> _Plotting code records_:
· · · · ·
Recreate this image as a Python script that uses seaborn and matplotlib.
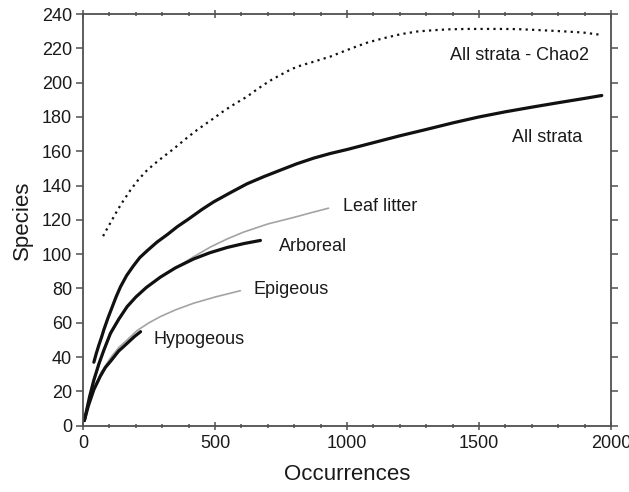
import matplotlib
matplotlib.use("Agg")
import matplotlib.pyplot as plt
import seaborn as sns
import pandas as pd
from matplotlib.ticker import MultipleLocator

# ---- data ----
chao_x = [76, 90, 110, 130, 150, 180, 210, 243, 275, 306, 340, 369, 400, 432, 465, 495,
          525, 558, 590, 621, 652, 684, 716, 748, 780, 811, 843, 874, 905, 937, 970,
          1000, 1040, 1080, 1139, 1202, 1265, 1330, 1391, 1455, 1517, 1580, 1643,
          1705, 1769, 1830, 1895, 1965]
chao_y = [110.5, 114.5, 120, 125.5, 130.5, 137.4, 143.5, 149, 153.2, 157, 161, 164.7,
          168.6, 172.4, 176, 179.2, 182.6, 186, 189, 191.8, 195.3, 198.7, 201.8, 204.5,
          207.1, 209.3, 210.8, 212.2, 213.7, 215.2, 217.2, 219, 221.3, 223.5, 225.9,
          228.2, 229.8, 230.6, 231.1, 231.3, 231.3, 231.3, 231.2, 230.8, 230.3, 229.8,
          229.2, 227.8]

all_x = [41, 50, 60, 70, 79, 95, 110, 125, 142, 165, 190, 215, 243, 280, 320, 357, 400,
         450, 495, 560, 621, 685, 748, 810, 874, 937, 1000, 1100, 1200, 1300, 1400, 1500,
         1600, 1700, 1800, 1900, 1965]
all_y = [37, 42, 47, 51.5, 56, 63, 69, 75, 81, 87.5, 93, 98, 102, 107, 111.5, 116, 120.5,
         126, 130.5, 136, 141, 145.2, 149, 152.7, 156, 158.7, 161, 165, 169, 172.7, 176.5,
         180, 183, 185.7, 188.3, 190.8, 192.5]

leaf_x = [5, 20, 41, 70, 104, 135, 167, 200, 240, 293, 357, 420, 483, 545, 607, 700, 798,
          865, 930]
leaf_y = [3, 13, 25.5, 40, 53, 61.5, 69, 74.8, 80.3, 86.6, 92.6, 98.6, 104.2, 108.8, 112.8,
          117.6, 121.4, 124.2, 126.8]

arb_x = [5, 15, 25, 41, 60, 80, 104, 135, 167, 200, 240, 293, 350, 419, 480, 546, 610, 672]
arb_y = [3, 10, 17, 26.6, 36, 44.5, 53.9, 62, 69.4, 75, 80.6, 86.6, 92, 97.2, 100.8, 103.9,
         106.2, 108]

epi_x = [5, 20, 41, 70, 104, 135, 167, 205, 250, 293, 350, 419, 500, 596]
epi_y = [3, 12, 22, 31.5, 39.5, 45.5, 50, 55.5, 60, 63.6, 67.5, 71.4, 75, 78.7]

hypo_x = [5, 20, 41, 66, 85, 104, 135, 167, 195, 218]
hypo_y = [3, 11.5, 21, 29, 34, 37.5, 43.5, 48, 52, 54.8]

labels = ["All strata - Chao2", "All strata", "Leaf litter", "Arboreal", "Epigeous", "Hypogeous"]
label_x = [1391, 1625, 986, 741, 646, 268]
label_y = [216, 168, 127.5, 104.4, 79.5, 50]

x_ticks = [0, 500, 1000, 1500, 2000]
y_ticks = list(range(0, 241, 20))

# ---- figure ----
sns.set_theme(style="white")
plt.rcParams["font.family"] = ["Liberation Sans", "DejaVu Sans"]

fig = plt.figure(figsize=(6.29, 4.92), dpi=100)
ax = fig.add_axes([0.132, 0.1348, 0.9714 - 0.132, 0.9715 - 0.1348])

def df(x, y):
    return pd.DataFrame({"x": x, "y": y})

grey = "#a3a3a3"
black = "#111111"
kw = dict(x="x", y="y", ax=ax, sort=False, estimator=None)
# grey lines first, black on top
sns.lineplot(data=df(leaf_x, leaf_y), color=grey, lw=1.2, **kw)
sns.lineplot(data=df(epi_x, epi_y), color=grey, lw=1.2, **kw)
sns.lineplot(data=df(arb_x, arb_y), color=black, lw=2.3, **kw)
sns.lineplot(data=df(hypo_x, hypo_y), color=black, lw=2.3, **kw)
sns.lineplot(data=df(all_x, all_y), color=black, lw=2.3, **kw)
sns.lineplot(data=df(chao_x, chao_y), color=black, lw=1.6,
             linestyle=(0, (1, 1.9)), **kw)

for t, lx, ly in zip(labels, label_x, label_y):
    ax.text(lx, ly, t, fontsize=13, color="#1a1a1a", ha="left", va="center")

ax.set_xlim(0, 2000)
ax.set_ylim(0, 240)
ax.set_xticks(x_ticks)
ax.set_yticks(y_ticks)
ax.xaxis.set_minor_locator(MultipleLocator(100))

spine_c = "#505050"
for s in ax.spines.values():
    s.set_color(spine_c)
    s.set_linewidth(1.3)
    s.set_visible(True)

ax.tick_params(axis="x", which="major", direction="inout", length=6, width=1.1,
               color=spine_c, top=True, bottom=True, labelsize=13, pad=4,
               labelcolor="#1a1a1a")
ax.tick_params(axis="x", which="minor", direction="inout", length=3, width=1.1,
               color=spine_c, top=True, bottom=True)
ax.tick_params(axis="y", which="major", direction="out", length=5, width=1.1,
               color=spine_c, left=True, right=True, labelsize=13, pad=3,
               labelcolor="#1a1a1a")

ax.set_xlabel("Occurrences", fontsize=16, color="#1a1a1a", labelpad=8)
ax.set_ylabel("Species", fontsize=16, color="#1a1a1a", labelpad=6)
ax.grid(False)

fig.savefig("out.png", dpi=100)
· · · · ·
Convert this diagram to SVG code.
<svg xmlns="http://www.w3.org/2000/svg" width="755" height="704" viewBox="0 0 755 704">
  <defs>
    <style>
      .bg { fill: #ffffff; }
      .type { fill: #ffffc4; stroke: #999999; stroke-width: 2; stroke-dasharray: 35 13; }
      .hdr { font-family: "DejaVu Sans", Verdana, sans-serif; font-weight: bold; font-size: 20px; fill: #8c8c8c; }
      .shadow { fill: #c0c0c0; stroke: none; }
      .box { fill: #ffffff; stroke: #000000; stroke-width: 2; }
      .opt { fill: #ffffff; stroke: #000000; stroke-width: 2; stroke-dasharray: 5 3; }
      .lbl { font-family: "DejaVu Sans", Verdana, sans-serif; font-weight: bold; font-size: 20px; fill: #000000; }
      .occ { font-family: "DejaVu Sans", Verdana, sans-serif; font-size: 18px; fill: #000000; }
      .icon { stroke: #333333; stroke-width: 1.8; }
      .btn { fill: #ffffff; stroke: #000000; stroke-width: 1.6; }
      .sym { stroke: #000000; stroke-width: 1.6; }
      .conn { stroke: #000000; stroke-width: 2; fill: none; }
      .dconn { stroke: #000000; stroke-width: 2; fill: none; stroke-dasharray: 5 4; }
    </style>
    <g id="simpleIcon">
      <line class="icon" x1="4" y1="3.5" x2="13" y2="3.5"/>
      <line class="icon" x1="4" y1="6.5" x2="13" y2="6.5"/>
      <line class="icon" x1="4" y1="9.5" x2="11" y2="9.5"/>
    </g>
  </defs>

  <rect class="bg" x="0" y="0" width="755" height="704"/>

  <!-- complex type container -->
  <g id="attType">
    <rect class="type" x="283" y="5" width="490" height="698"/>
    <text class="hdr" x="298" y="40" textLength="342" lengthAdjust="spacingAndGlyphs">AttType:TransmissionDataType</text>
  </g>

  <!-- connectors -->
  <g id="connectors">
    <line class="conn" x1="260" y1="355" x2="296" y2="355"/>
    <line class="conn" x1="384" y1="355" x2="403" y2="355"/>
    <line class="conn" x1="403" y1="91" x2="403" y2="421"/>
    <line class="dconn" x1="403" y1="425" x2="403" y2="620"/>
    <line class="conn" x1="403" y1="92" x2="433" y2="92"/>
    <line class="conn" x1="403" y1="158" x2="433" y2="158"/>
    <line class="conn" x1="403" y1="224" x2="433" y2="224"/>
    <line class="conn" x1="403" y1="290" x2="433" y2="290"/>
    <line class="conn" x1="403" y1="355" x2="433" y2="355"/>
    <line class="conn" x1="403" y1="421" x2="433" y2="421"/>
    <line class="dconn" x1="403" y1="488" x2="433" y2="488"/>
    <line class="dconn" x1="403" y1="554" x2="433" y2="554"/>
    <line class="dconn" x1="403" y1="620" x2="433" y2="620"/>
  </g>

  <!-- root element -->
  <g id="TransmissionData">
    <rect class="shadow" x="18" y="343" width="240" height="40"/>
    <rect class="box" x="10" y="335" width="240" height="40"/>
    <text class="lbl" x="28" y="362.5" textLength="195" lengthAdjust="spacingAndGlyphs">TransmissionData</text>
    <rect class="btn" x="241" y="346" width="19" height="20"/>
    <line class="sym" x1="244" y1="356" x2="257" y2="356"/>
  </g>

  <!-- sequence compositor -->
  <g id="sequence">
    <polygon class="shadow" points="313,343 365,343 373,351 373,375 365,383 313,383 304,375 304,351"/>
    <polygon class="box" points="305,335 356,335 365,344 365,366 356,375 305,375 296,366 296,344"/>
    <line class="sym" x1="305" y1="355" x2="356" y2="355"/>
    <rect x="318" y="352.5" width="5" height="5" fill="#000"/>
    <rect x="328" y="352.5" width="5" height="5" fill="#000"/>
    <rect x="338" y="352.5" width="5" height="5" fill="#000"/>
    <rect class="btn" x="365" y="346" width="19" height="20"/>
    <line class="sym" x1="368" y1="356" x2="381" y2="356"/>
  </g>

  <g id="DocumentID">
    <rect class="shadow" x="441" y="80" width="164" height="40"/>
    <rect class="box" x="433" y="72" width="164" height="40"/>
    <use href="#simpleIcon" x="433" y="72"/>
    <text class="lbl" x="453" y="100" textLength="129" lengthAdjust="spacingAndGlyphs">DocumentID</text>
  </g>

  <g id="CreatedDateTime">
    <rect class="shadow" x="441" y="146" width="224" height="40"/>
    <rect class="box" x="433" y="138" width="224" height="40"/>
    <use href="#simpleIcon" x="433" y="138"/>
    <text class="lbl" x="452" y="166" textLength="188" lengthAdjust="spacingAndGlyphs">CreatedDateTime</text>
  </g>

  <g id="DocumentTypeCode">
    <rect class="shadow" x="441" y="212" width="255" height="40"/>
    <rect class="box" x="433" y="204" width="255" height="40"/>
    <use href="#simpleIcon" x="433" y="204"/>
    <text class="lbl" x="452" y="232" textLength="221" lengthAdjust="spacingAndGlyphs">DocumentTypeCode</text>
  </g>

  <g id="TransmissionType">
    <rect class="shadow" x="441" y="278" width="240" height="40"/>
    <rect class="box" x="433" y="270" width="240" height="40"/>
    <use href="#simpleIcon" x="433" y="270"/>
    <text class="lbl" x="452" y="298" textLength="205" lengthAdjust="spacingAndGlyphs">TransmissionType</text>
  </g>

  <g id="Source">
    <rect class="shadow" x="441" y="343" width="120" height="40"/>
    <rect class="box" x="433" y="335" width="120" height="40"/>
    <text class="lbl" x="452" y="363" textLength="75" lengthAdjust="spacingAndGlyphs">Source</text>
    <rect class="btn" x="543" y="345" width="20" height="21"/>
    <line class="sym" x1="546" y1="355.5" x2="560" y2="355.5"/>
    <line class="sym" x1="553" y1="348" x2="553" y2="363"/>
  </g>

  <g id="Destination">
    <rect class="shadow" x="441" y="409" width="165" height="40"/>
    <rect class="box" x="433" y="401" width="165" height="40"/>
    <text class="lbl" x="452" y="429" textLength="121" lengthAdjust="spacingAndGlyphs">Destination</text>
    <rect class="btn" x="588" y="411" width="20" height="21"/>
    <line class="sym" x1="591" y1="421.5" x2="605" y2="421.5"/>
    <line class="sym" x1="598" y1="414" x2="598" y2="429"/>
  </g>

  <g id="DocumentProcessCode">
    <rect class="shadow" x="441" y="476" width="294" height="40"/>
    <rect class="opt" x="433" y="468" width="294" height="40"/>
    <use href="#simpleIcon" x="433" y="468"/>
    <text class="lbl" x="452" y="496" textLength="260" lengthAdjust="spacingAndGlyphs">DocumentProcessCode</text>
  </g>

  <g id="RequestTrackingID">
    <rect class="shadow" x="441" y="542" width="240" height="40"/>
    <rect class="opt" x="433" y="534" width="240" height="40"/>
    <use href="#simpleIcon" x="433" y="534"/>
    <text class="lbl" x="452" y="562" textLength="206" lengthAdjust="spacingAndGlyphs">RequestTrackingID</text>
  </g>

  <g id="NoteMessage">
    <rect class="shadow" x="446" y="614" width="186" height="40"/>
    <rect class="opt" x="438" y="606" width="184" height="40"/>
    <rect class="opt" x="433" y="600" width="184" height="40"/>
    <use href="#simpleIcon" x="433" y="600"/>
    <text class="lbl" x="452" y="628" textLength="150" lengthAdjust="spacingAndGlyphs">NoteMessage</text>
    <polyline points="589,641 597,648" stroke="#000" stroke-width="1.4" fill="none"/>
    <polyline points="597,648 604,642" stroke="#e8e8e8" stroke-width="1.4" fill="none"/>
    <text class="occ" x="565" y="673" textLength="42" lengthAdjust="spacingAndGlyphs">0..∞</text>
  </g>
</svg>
· · · · ·
> _Goal_: Nothing but the lines above, starting at the line that contains "Recreate this image" and ending at the line that contains "106.2, 108]", should be given again, exactly and without the pictures.

> _Completed task_:
Recreate this image as a Python script that uses seaborn and matplotlib.
import matplotlib
matplotlib.use("Agg")
import matplotlib.pyplot as plt
import seaborn as sns
import pandas as pd
from matplotlib.ticker import MultipleLocator

# ---- data ----
chao_x = [76, 90, 110, 130, 150, 180, 210, 243, 275, 306, 340, 369, 400, 432, 465, 495,
          525, 558, 590, 621, 652, 684, 716, 748, 780, 811, 843, 874, 905, 937, 970,
          1000, 1040, 1080, 1139, 1202, 1265, 1330, 1391, 1455, 1517, 1580, 1643,
          1705, 1769, 1830, 1895, 1965]
chao_y = [110.5, 114.5, 120, 125.5, 130.5, 137.4, 143.5, 149, 153.2, 157, 161, 164.7,
          168.6, 172.4, 176, 179.2, 182.6, 186, 189, 191.8, 195.3, 198.7, 201.8, 204.5,
          207.1, 209.3, 210.8, 212.2, 213.7, 215.2, 217.2, 219, 221.3, 223.5, 225.9,
          228.2, 229.8, 230.6, 231.1, 231.3, 231.3, 231.3, 231.2, 230.8, 230.3, 229.8,
          229.2, 227.8]

all_x = [41, 50, 60, 70, 79, 95, 110, 125, 142, 165, 190, 215, 243, 280, 320, 357, 400,
         450, 495, 560, 621, 685, 748, 810, 874, 937, 1000, 1100, 1200, 1300, 1400, 1500,
         1600, 1700, 1800, 1900, 1965]
all_y = [37, 42, 47, 51.5, 56, 63, 69, 75, 81, 87.5, 93, 98, 102, 107, 111.5, 116, 120.5,
         126, 130.5, 136, 141, 145.2, 149, 152.7, 156, 158.7, 161, 165, 169, 172.7, 176.5,
         180, 183, 185.7, 188.3, 190.8, 192.5]

leaf_x = [5, 20, 41, 70, 104, 135, 167, 200, 240, 293, 357, 420, 483, 545, 607, 700, 798,
          865, 930]
leaf_y = [3, 13, 25.5, 40, 53, 61.5, 69, 74.8, 80.3, 86.6, 92.6, 98.6, 104.2, 108.8, 112.8,
          117.6, 121.4, 124.2, 126.8]

arb_x = [5, 15, 25, 41, 60, 80, 104, 135, 167, 200, 240, 293, 350, 419, 480, 546, 610, 672]
arb_y = [3, 10, 17, 26.6, 36, 44.5, 53.9, 62, 69.4, 75, 80.6, 86.6, 92, 97.2, 100.8, 103.9,
         106.2, 108]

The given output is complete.